* _TASK STATEMENT_
Write out the listing below exactly, and omit any images you find in it.

* _MATERIAL_
** start **

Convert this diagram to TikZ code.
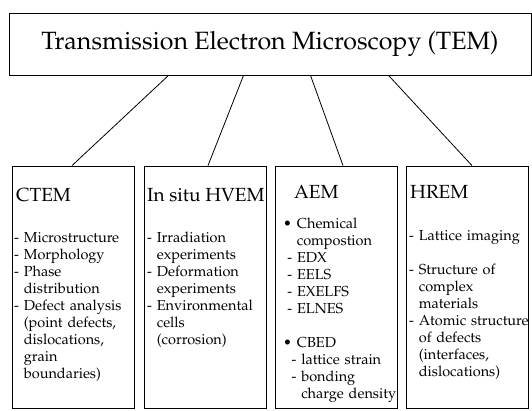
\documentclass[tikz,border=0pt]{standalone}
\usepackage[T1]{fontenc}
\usepackage{mathpazo}
\newcommand{\dind}{\phantom{- }}
\newcommand{\sind}{\phantom{i}}
\begin{document}
\begin{tikzpicture}[x=1pt,y=-1pt,
    topbox/.style={draw,line width=0.8pt,minimum width=522pt,minimum height=62pt,inner sep=0pt,
      font=\fontsize{25}{30}\selectfont},
    colbox/.style={draw,line width=0.8pt,minimum width=122pt,minimum height=242pt,inner sep=0pt},
    head/.style={anchor=base west,inner sep=0pt,font=\fontsize{19}{22}\selectfont},
    items/.style={anchor=base west,inner sep=0pt,align=left,text width=140pt,
      font=\fontsize{14.5}{17}\selectfont},
    link/.style={line width=0.8pt}]
  \useasboundingbox (0,0) rectangle (532,410);
  \node[topbox] (tem) at (270,44) {Transmission Electron Microscopy (TEM)};
  \node[colbox] (ctem) at (73.5,287) {};
  \node[colbox] (hvem) at (205,287) {};
  \node[colbox] (aem) at (336,287) {};
  \node[colbox] (hrem) at (467,287) {};
  \draw[link] ([xshift=-101.5pt]tem.south) -- ([xshift=-1.5pt]ctem.north);
  \draw[link] ([xshift=-26.5pt]tem.south) -- ([xshift=3pt]hvem.north);
  \draw[link] ([xshift=40.5pt]tem.south) -- ([xshift=7pt]aem.north);
  \draw[link] ([xshift=118.5pt]tem.south) -- ([xshift=5pt]hrem.north);
  % headings
  \node[head] (ctemhead) at (16,201) {CTEM};
  \node[head] (hvemhead) at (147,201) {In situ HVEM};
  \node[head] (aemhead) at (294,198) {AEM};
  \node[head] (hremhead) at (410,198) {HREM};
  % contents
  \node[items] (ctemlist) at (14,242) {- Microstructure\\- Morphology\\- Phase\\\dind distribution\\
    - Defect analysis\\\dind (point defects,\\\dind dislocations,\\\dind grain\\\dind boundaries)};
  \node[items] (hvemlist) at (147,242) {- Irradiation\\\dind experiments\\- Deformation\\
    \dind experiments\\- Environmental\\\dind cells\\\dind (corrosion)};
  \node[items] (aemlist) at (283,228) {\textbullet\ Chemical\\\phantom{\textbullet\ }compostion\\
    \sind- EDX\\\sind- EELS\\\sind- EXELFS\\\sind- ELNES\\[17pt]
    \textbullet\ CBED\\\sind\sind- lattice strain\\\sind\sind- bonding\\
    \sind\sind\dind charge density};
  \node[items] (hremlist) at (409,240) {- Lattice imaging\\[17pt]- Structure of\\\dind complex\\
    \dind materials\\- Atomic structure\\\dind of defects\\\dind (interfaces,\\\dind dislocations)};
\end{tikzpicture}
\end{document}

** end **

* _ANSWER FOR THE TASK_
Convert this diagram to TikZ code.
\documentclass[tikz,border=0pt]{standalone}
\usepackage[T1]{fontenc}
\usepackage{mathpazo}
\newcommand{\dind}{\phantom{- }}
\newcommand{\sind}{\phantom{i}}
\begin{document}
\begin{tikzpicture}[x=1pt,y=-1pt,
    topbox/.style={draw,line width=0.8pt,minimum width=522pt,minimum height=62pt,inner sep=0pt,
      font=\fontsize{25}{30}\selectfont},
    colbox/.style={draw,line width=0.8pt,minimum width=122pt,minimum height=242pt,inner sep=0pt},
    head/.style={anchor=base west,inner sep=0pt,font=\fontsize{19}{22}\selectfont},
    items/.style={anchor=base west,inner sep=0pt,align=left,text width=140pt,
      font=\fontsize{14.5}{17}\selectfont},
    link/.style={line width=0.8pt}]
  \useasboundingbox (0,0) rectangle (532,410);
  \node[topbox] (tem) at (270,44) {Transmission Electron Microscopy (TEM)};
  \node[colbox] (ctem) at (73.5,287) {};
  \node[colbox] (hvem) at (205,287) {};
  \node[colbox] (aem) at (336,287) {};
  \node[colbox] (hrem) at (467,287) {};
  \draw[link] ([xshift=-101.5pt]tem.south) -- ([xshift=-1.5pt]ctem.north);
  \draw[link] ([xshift=-26.5pt]tem.south) -- ([xshift=3pt]hvem.north);
  \draw[link] ([xshift=40.5pt]tem.south) -- ([xshift=7pt]aem.north);
  \draw[link] ([xshift=118.5pt]tem.south) -- ([xshift=5pt]hrem.north);
  % headings
  \node[head] (ctemhead) at (16,201) {CTEM};
  \node[head] (hvemhead) at (147,201) {In situ HVEM};
  \node[head] (aemhead) at (294,198) {AEM};
  \node[head] (hremhead) at (410,198) {HREM};
  % contents
  \node[items] (ctemlist) at (14,242) {- Microstructure\\- Morphology\\- Phase\\\dind distribution\\
    - Defect analysis\\\dind (point defects,\\\dind dislocations,\\\dind grain\\\dind boundaries)};
  \node[items] (hvemlist) at (147,242) {- Irradiation\\\dind experiments\\- Deformation\\
    \dind experiments\\- Environmental\\\dind cells\\\dind (corrosion)};
  \node[items] (aemlist) at (283,228) {\textbullet\ Chemical\\\phantom{\textbullet\ }compostion\\
    \sind- EDX\\\sind- EELS\\\sind- EXELFS\\\sind- ELNES\\[17pt]
    \textbullet\ CBED\\\sind\sind- lattice strain\\\sind\sind- bonding\\
    \sind\sind\dind charge density};
  \node[items] (hremlist) at (409,240) {- Lattice imaging\\[17pt]- Structure of\\\dind complex\\
    \dind materials\\- Atomic structure\\\dind of defects\\\dind (interfaces,\\\dind dislocations)};
\end{tikzpicture}
\end{document}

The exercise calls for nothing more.